The new commander has a healthy interest in how social issues and criminal activities sometimes merge, making a police force job more challenging and often more difficult.
“My views are very progressive when it comes to policing,” he said.
“I certainly believe that our number one mandate is public safety, and I can certainly tell you when I began my career and for a long time the police were the go-to service, whether it was a social problem or health problem.”
Different community associations already deal with a variety of social and health issues that can result in the police becoming involved.
“We are not experts when it comes to social and health problems; those are out of our expertise. I am a huge believer in the collaborative approach [in that] I do feel that public safety being number one that the police have a role to play, but I also feel we should be partnering up with proper community partners in order to ensure that public health and social problems do not become criminal ones; we have a major social role to play.”
When the police and other social services can seamlessly collaborate with each other, the community benefits.
“If you look at any community satisfaction survey in regard to the service residents get from the OPP, we are always scoring tremendously high, well above 90 per cent.

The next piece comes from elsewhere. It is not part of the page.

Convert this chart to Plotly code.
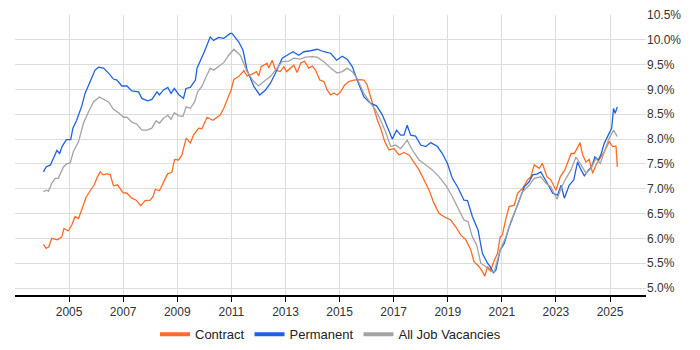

When you look at the crime scene index that is kept by Stats Canada, this is one of the top 50 safest communities in all of Canada, but we still need positive education and interactions. It comes back to the idea of collaboration,” he said.
Hemmerick said the police are becoming more socially aware of its place and what is expected of them.
“The public’s expectation of us has evolved. They are demanding more accountability,” he said, adding, “How do we better collaborate with our community partners to ensure public safety but also to connect those people who are in crisis or in need with [of] the best services possible.”
Hemmerick grew up in Cornwall.
After winning a scholarship to a university in Michigan. The athletic degree he achieved left him wanting something more.
“Once that was completed the degree did not match up with what I saw myself doing with the rest of my life, which was health and physical education,” he said.
Growing up he had a fondness for first responders.
“My admiration for first responders and my sense of community and giving back to the community matched up. I got a degree in police foundations in Ottawa and was hired by the OPP.”
He worked for years in an urban setting such as Toronto and then was transferred in 2008 to the SD&G detachment. There he served as a front-line patrol officer.
He left the detachment in 2017 and was seconded to the Akwesasne Mohawk Police and worked in the Hawkesbury detachment and Lanark County and was also the regional manager for traffic and Marine at the OPP Eastern Region Headquarters.
In April, when he went back to Hawkesbury, he was named as the detachment commander.
Hemmerick believes that leadership is made up of three important foundations: integrity, strong communication, and empathy. “If you do not have those three legs you cannot be a good leader,” he said. “I [take] the lead from the front leadership style. I would never ask someone to do something I was not willing to do myself.”
That attitude is demonstrated in his relationship with his community and the social partnerships he intends to foster.